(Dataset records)
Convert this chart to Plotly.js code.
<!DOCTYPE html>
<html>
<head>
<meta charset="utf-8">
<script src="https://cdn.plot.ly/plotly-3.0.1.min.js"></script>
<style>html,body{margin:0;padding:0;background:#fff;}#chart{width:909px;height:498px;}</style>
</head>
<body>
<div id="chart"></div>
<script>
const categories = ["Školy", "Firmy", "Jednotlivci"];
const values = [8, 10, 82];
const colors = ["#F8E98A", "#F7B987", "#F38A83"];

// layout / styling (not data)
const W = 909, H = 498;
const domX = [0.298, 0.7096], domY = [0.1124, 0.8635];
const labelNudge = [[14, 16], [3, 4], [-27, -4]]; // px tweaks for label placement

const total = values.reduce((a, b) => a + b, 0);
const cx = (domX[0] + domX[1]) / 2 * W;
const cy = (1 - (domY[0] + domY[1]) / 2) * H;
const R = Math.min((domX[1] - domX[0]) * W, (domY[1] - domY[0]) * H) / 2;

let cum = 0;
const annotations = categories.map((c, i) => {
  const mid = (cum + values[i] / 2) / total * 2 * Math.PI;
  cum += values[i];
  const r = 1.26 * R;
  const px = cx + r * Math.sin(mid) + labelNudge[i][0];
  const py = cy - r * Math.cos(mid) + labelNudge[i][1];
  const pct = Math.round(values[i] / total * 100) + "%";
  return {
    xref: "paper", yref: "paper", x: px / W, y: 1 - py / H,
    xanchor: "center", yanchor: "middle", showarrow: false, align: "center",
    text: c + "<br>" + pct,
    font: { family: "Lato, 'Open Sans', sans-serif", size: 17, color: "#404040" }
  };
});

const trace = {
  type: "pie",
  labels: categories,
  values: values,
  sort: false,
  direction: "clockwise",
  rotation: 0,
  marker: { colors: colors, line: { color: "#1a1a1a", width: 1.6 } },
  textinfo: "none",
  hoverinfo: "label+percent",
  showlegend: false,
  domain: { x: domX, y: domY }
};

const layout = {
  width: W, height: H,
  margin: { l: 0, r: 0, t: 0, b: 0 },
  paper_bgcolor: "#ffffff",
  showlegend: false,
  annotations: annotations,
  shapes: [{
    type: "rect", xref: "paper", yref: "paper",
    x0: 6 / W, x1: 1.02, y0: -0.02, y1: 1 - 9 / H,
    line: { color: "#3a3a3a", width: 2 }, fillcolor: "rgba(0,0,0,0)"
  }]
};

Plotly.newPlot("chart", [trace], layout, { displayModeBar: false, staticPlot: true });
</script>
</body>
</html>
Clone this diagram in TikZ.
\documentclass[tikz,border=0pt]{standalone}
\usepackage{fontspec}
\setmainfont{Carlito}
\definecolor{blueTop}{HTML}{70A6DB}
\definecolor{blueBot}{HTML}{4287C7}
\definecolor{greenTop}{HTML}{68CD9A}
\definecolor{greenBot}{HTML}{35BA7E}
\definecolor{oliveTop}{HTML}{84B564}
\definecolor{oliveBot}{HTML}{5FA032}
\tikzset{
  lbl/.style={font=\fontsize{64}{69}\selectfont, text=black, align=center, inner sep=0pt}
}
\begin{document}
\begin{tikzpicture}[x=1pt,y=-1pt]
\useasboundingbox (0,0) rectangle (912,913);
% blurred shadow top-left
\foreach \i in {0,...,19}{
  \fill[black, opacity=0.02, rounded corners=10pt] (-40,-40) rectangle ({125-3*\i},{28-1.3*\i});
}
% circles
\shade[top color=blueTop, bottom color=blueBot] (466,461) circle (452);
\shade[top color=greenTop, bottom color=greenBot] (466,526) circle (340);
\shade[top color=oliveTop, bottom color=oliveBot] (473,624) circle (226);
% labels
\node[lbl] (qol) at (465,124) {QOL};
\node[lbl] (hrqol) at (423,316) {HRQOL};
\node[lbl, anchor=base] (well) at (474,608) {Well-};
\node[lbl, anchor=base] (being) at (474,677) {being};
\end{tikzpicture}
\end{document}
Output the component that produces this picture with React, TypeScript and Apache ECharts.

Exercise » Write out every line from the records above, word for word.

Answer below »
Convert this chart to Plotly.js code.
<!DOCTYPE html>
<html>
<head>
<meta charset="utf-8">
<script src="https://cdn.plot.ly/plotly-3.0.1.min.js"></script>
<style>html,body{margin:0;padding:0;background:#fff;}#chart{width:909px;height:498px;}</style>
</head>
<body>
<div id="chart"></div>
<script>
const categories = ["Školy", "Firmy", "Jednotlivci"];
const values = [8, 10, 82];
const colors = ["#F8E98A", "#F7B987", "#F38A83"];

// layout / styling (not data)
const W = 909, H = 498;
const domX = [0.298, 0.7096], domY = [0.1124, 0.8635];
const labelNudge = [[14, 16], [3, 4], [-27, -4]]; // px tweaks for label placement

const total = values.reduce((a, b) => a + b, 0);
const cx = (domX[0] + domX[1]) / 2 * W;
const cy = (1 - (domY[0] + domY[1]) / 2) * H;
const R = Math.min((domX[1] - domX[0]) * W, (domY[1] - domY[0]) * H) / 2;

let cum = 0;
const annotations = categories.map((c, i) => {
  const mid = (cum + values[i] / 2) / total * 2 * Math.PI;
  cum += values[i];
  const r = 1.26 * R;
  const px = cx + r * Math.sin(mid) + labelNudge[i][0];
  const py = cy - r * Math.cos(mid) + labelNudge[i][1];
  const pct = Math.round(values[i] / total * 100) + "%";
  return {
    xref: "paper", yref: "paper", x: px / W, y: 1 - py / H,
    xanchor: "center", yanchor: "middle", showarrow: false, align: "center",
    text: c + "<br>" + pct,
    font: { family: "Lato, 'Open Sans', sans-serif", size: 17, color: "#404040" }
  };
});

const trace = {
  type: "pie",
  labels: categories,
  values: values,
  sort: false,
  direction: "clockwise",
  rotation: 0,
  marker: { colors: colors, line: { color: "#1a1a1a", width: 1.6 } },
  textinfo: "none",
  hoverinfo: "label+percent",
  showlegend: false,
  domain: { x: domX, y: domY }
};

const layout = {
  width: W, height: H,
  margin: { l: 0, r: 0, t: 0, b: 0 },
  paper_bgcolor: "#ffffff",
  showlegend: false,
  annotations: annotations,
  shapes: [{
    type: "rect", xref: "paper", yref: "paper",
    x0: 6 / W, x1: 1.02, y0: -0.02, y1: 1 - 9 / H,
    line: { color: "#3a3a3a", width: 2 }, fillcolor: "rgba(0,0,0,0)"
  }]
};

Plotly.newPlot("chart", [trace], layout, { displayModeBar: false, staticPlot: true });
</script>
</body>
</html>
Clone this diagram in TikZ.
\documentclass[tikz,border=0pt]{standalone}
\usepackage{fontspec}
\setmainfont{Carlito}
\definecolor{blueTop}{HTML}{70A6DB}
\definecolor{blueBot}{HTML}{4287C7}
\definecolor{greenTop}{HTML}{68CD9A}
\definecolor{greenBot}{HTML}{35BA7E}
\definecolor{oliveTop}{HTML}{84B564}
\definecolor{oliveBot}{HTML}{5FA032}
\tikzset{
  lbl/.style={font=\fontsize{64}{69}\selectfont, text=black, align=center, inner sep=0pt}
}
\begin{document}
\begin{tikzpicture}[x=1pt,y=-1pt]
\useasboundingbox (0,0) rectangle (912,913);
% blurred shadow top-left
\foreach \i in {0,...,19}{
  \fill[black, opacity=0.02, rounded corners=10pt] (-40,-40) rectangle ({125-3*\i},{28-1.3*\i});
}
% circles
\shade[top color=blueTop, bottom color=blueBot] (466,461) circle (452);
\shade[top color=greenTop, bottom color=greenBot] (466,526) circle (340);
\shade[top color=oliveTop, bottom color=oliveBot] (473,624) circle (226);
% labels
\node[lbl] (qol) at (465,124) {QOL};
\node[lbl] (hrqol) at (423,316) {HRQOL};
\node[lbl, anchor=base] (well) at (474,608) {Well-};
\node[lbl, anchor=base] (being) at (474,677) {being};
\end{tikzpicture}
\end{document}
Output the component that produces this picture with React, TypeScript and Apache ECharts.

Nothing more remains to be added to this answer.